Provided material:
************
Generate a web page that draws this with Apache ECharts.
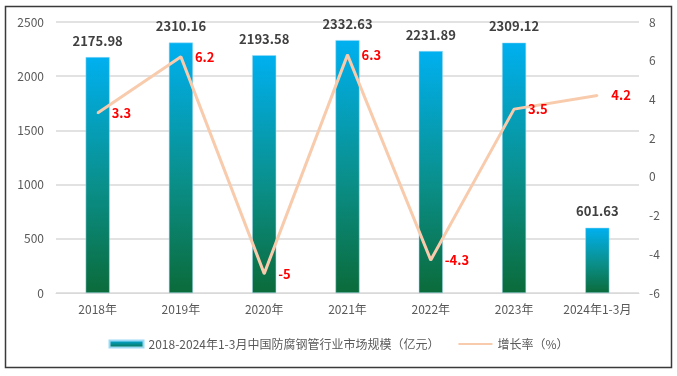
<!DOCTYPE html>
<html><head><meta charset="utf-8">
<script src="https://cdn.jsdelivr.net/npm/echarts@6/dist/echarts.min.js"></script>
<style>html,body{margin:0;padding:0;background:#fff}#c{width:677px;height:376px}</style>
</head><body><div id="c"></div>
<script>
const categories = ['2018年','2019年','2020年','2021年','2022年','2023年','2024年1-3月'];
const marketSize = [2175.98, 2310.16, 2193.58, 2332.63, 2231.89, 2309.12, 601.63];
const growthRate = [3.3, 6.2, -5, 6.3, -4.3, 3.5, 4.2];
const leftTicks = [0, 500, 2500, 500];   // min, interval, max (left axis)
const rightTicks = [-6, 2, 8];           // min, interval, max (right axis)
const barName = '2018-2024年1-3月中国防腐钢管行业市场规模（亿元）';
const lineName = '增长率（%）';

const FONT = '"Noto Sans CJK SC", "Noto Sans", sans-serif';
const chart = echarts.init(document.getElementById('c'));
const grad = new echarts.graphic.LinearGradient(0, 0, 0, 1, [
  {offset: 0, color: '#00B0F0'},
  {offset: 0.55, color: '#0A8F8A'},
  {offset: 1, color: '#0B6B3A'}
]);
chart.setOption({
  animation: false,
  textStyle: {fontFamily: FONT},
  graphic: [{type: 'rect', shape: {x: 5.5, y: 6.5, width: 666, height: 361},
    style: {fill: 'none', stroke: '#3a3a3a', lineWidth: 1.5}, silent: true}],
  grid: {left: 56, right: 38, top: 22, bottom: 83},
  legend: {
    bottom: 21, left: 'center', itemGap: 18,
    textStyle: {color: '#595959', fontSize: 12, fontFamily: FONT},
    data: [
      {name: barName, icon: 'rect', itemStyle: {color: new echarts.graphic.LinearGradient(0,0,0,1,[{offset:0,color:'#00B0F0'},{offset:1,color:'#0B6B3A'}])}},
      {name: lineName, itemStyle: {opacity: 0}}
    ],
    itemWidth: 34, itemHeight: 7
  },
  xAxis: {
    type: 'category', data: categories,
    axisLine: {lineStyle: {color: '#D9D9D9'}}, axisTick: {show: false},
    axisLabel: {color: '#595959', fontSize: 12, margin: 10, interval: 0}
  },
  yAxis: [
    {type: 'value', min: leftTicks[0], max: leftTicks[2], interval: leftTicks[3],
     axisLine: {show: false}, axisTick: {show: false},
     axisLabel: {color: '#595959', fontSize: 12, margin: 12, formatter: v => String(v)},
     splitLine: {lineStyle: {color: '#D9D9D9', width: 1.5}}},
    {type: 'value', min: rightTicks[0], max: rightTicks[2], interval: rightTicks[1],
     axisLine: {show: false}, axisTick: {show: false},
     axisLabel: {color: '#595959', fontSize: 12, margin: 10, formatter: v => String(v)},
     splitLine: {show: false}}
  ],
  series: [
    {name: barName, type: 'bar', data: marketSize, barWidth: 24,
     itemStyle: {color: grad, borderColor: '#9DD9F3', borderWidth: 0.5},
     label: {show: true, position: 'top', distance: 10, color: '#404040', fontWeight: 'bold', fontSize: 13,
       fontFamily: FONT, formatter: p => p.value.toFixed(2)}},
    {name: lineName, type: 'line', yAxisIndex: 1, data: growthRate,
     symbol: 'circle', symbolSize: 2, showSymbol: true,
     lineStyle: {color: '#F8CBAD', width: 3}, itemStyle: {color: '#F8CBAD'},
     labelLayout: {hideOverlap: false},
     label: {show: true, position: 'right', distance: 13, color: '#FF0000', fontWeight: 'bold', fontSize: 13,
       fontFamily: FONT, offset: [0, 4]}}
  ]
});
</script></body></html>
************
Short problem:
Copy exactly the lines running from the beginning of the listing through the line that has "const lineName = '增长率（%）';". Drop the pictures.

Solution for this task:
Generate a web page that draws this with Apache ECharts.
<!DOCTYPE html>
<html><head><meta charset="utf-8">
<script src="https://cdn.jsdelivr.net/npm/echarts@6/dist/echarts.min.js"></script>
<style>html,body{margin:0;padding:0;background:#fff}#c{width:677px;height:376px}</style>
</head><body><div id="c"></div>
<script>
const categories = ['2018年','2019年','2020年','2021年','2022年','2023年','2024年1-3月'];
const marketSize = [2175.98, 2310.16, 2193.58, 2332.63, 2231.89, 2309.12, 601.63];
const growthRate = [3.3, 6.2, -5, 6.3, -4.3, 3.5, 4.2];
const leftTicks = [0, 500, 2500, 500];   // min, interval, max (left axis)
const rightTicks = [-6, 2, 8];           // min, interval, max (right axis)
const barName = '2018-2024年1-3月中国防腐钢管行业市场规模（亿元）';
const lineName = '增长率（%）';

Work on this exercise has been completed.